HNWI (High Net Worth Individual): Definition, Importance and Characteristics
HNWI (High Net Worth Individual) refers to a category used by the financial services industry to describe individuals whose investable assets, excluding their primary residence, exceed a specific threshold. Typically, this threshold is around $1 million, although the exact figure can vary between financial institutions and regions.
HNWIs are crucial to the financial sector due to their investment capacity and potential influence on markets and economic trends. They often qualify for premium investment advice and exclusive wealth management services, which include personalized financial planning and access to alternative investments and institutional-quality investment products. The financial activities and trends of HNWIs can significantly impact asset prices and investment opportunities in the market.
Diverse Asset Portfolios: HNWIs typically have diversified portfolios that include equities, bonds, real estate and alternative investments like private equity and hedge funds.
Access to Exclusive Investments: Many HNWIs invest in opportunities unavailable to average investors, such as venture capital or high-stakes real estate projects.

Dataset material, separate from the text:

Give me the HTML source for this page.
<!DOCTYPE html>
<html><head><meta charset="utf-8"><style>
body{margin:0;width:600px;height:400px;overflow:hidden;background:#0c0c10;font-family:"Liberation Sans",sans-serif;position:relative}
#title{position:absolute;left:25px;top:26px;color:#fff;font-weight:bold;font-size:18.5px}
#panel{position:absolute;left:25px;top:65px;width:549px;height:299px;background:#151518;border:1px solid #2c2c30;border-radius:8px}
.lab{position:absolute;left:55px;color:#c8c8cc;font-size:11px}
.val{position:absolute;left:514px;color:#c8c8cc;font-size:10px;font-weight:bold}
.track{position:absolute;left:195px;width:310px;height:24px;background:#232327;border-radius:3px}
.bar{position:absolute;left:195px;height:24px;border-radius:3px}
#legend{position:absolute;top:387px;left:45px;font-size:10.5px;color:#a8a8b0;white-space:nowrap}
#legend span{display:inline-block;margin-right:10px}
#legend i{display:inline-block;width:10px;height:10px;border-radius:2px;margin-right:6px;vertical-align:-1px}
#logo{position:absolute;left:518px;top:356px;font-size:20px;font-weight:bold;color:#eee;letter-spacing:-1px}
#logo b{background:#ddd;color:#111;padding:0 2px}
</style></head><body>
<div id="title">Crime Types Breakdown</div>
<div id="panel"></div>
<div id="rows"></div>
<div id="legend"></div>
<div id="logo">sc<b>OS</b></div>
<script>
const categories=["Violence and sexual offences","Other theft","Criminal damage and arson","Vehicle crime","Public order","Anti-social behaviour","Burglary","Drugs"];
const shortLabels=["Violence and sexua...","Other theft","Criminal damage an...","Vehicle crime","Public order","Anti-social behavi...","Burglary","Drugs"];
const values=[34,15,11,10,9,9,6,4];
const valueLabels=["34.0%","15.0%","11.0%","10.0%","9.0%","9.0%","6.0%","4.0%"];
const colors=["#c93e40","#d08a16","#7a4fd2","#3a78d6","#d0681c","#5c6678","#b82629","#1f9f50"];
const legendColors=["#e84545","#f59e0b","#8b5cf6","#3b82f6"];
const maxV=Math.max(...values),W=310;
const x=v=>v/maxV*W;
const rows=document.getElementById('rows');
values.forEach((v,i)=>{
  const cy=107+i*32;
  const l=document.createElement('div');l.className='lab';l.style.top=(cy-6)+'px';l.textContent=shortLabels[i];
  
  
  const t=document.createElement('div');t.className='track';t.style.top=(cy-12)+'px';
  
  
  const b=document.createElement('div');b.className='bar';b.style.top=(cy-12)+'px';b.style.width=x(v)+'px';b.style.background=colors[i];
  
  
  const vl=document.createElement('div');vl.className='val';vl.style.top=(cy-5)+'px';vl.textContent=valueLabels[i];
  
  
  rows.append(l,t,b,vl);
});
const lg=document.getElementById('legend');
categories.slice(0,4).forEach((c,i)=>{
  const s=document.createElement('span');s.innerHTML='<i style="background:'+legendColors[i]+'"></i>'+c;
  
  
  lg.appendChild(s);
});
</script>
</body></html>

Philanthropic Endeavors: A significant number of HNWIs engage in philanthropy, contributing to charitable causes and using their wealth to effect social change.
Wealth Preservation: Maintaining and growing their wealth over time, especially during economic downturns, is a primary concern for HNWIs.

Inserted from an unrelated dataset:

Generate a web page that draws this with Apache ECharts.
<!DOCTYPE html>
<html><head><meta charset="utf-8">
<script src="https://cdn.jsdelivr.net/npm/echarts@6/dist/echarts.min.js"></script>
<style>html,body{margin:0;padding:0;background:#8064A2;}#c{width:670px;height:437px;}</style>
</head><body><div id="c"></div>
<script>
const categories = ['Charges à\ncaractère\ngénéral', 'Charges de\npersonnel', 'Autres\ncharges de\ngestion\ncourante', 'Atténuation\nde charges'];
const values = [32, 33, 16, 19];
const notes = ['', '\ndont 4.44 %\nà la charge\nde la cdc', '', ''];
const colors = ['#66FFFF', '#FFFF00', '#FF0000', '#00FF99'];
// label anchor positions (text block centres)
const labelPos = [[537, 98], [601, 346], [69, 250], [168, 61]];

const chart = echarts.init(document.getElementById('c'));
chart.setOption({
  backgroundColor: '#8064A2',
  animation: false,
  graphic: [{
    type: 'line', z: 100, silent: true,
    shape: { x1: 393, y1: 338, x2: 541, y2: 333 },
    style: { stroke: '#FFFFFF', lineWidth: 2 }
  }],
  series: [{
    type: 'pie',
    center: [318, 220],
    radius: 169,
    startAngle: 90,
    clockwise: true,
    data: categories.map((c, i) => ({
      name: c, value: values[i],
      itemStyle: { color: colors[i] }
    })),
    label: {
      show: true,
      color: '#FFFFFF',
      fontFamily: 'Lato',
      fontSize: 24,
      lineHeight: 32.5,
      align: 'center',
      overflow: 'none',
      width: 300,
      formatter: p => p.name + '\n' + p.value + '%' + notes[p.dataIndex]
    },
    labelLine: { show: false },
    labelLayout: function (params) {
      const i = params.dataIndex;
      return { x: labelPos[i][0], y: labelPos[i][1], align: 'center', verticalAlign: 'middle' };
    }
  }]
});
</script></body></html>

Privacy and Security: High net worth individuals often face unique security risks and privacy concerns, necessitating sophisticated measures to protect their assets and personal safety.
Regulatory and Tax Obligations: Navigating complex tax laws and regulatory requirements can be challenging, particularly for those with assets in multiple countries.

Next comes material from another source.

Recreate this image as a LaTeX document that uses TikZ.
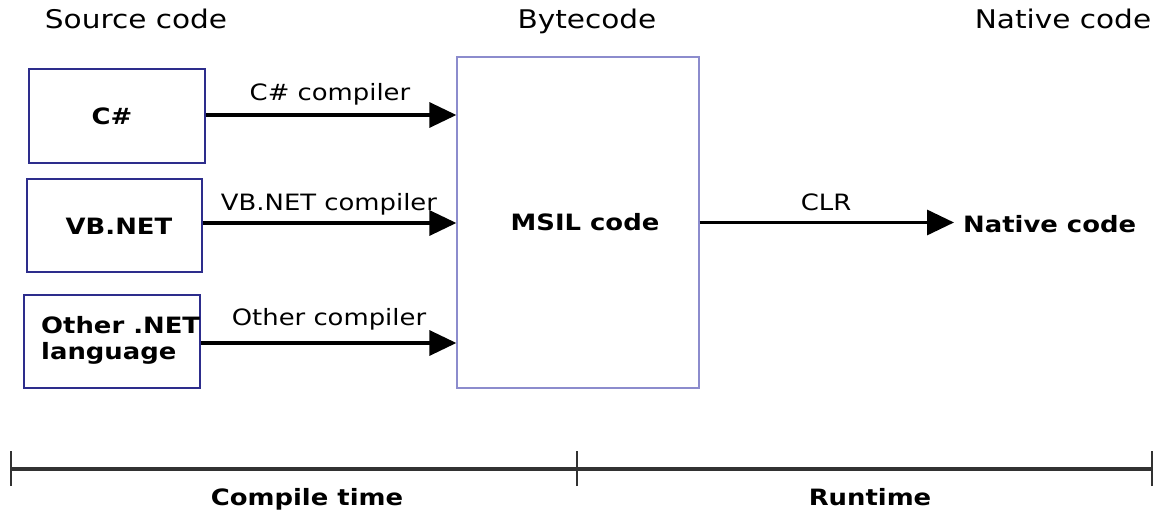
\documentclass[tikz,border=0pt]{standalone}
\usepackage{fontspec}
\setmainfont{DejaVu Sans}[FakeStretch=1.15]
\usetikzlibrary{arrows.meta}
\definecolor{boxblue}{RGB}{45,45,140}
\definecolor{msilblue}{RGB}{140,140,205}
\definecolor{tline}{RGB}{50,50,50}
\tikzset{
  txt/.style={inner sep=0pt, anchor=base, font=\fontsize{22.5}{26}\selectfont},
  htxt/.style={txt, font=\fontsize{25.7}{30}\selectfont},
  btxt/.style={txt, font=\fontsize{22.5}{26}\selectfont\bfseries},
  srcbox/.style={draw=boxblue, line width=1.5pt, inner sep=0pt},
  msilbox/.style={draw=msilblue, line width=1.3pt, inner sep=0pt},
  arr/.style={line width=3.3pt, -{Triangle[length=27pt,width=25pt]}},
  tl/.style={draw=tline, line width=3.5pt},
  tick/.style={draw=tline, line width=1.4pt},
}
\begin{document}
\begin{tikzpicture}[x=1pt,y=-1pt]
\useasboundingbox (0,0) rectangle (1156,511);
% headers
\node[htxt] (hsrc) at (136,29) {Source code};
\node[htxt] (hbyte) at (587,29) {Bytecode};
\node[htxt] (hnat) at (1063,29) {Native code};
% source boxes
\node[srcbox, minimum width=176pt, minimum height=94pt] (cs) at (117,116) {};
\node[srcbox, minimum width=175pt, minimum height=93pt] (vb) at (114.5,225.5) {};
\node[srcbox, minimum width=176pt, minimum height=93pt] (ot) at (112,341.5) {};
\node[btxt] (cst) at (112,124) {C\#};
\node[btxt] (vbt) at (119,234) {VB.NET};
\node[btxt, anchor=base west] (ot1) at (41,333) {Other .NET};
\node[btxt, anchor=base west] (ot2) at (41,359) {language};
% MSIL box
\node[msilbox, minimum width=242pt, minimum height=331pt] (msil) at (578,222.5) {};
\node[btxt] (msilt) at (585,230) {MSIL code};
% native code
\node[btxt, anchor=base west] (nat) at (963,232) {Native code};
% arrows
\draw[arr] ([yshift=1pt]cs.east) -- ([yshift=1pt]cs.east -| msil.west);
\draw[arr] ([yshift=2.5pt]vb.east) -- ([yshift=2.5pt]vb.east -| msil.west);
\draw[arr] ([yshift=-1.5pt]ot.east) -- ([yshift=-1.5pt]ot.east -| msil.west);
\draw[arr] (msil.east) -- ([xshift=-9pt]msil.east -| nat.west);
% arrow labels
\node[txt] (l1) at (330,100) {C\# compiler};
\node[txt] (l2) at (329,210) {VB.NET compiler};
\node[txt] (l3) at (329,325) {Other compiler};
\node[txt] (l4) at (826,210) {CLR};
% timeline
\coordinate (t1) at (11,469);
\coordinate (t2) at (577,469);
\coordinate (t3) at (1152,469);
\draw[tl] (t1) -- (t3);
\foreach \c in {t1,t2,t3}{
  \draw[tick] ([yshift=-17pt]\c) -- ([yshift=18pt]\c);
}
\node[btxt] (ct) at (307,505) {Compile time};
\node[btxt] (rt) at (870,505) {Runtime};
\end{tikzpicture}
\end{document}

HNWI (High Net Worth Individual) and UHNWI (Ultra High Net Worth Individual) both refer to individuals with significant wealth but differ primarily in the scale of their assets. An HNWI typically has investable assets ranging from $1 million to $30 million. In contrast, a UHNWI has investable assets exceeding $30 million. UHNWIs represent a smaller, more exclusive segment of wealthy individuals who often have access to more complex investment opportunities and require more personalized wealth management and advisory services due to their higher asset base and more complex financial needs.
HNWIs play a pivotal role in the global economy, not only in terms of investment but also in philanthropy and social entrepreneurship. Understanding the needs and behaviors of HNWIs is essential for financial professionals who provide services to this distinct group.
Who qualifies as a High-Net-Worth Individual (HNWI)?
A High-Net-Worth Individual (HNWI) is someone with liquid assets exceeding $1 million, excluding primary residence. This classification often applies to individuals seeking tailored financial services, investment strategies and wealth management solutions.
What financial services do HNWIs typically require?
HNWIs typically require specialized services such as wealth management, estate planning, tax optimization, investment portfolio diversification and philanthropic advisory. These services address the complex financial needs of individuals with substantial wealth.
What are the main challenges faced by HNWIs in wealth management?
HNWIs often face challenges like managing tax liabilities, preserving intergenerational wealth, navigating complex investment opportunities and ensuring effective estate planning. Working with experienced financial advisors helps address these challenges efficiently.
How do HNWIs approach investment strategies?
HNWIs prioritize diversified investment strategies that balance risk and return. They often invest in equities, fixed income, alternative assets like real estate and private equity and ESG-focused funds to align with their financial and personal goals.
What role does philanthropy play in the financial planning of HNWIs?
Philanthropy is a significant aspect of financial planning for HNWIs. Many seek to create a lasting impact through charitable trusts, foundations and donor-advised funds, which also offer potential tax benefits while aligning with their values and legacy goals.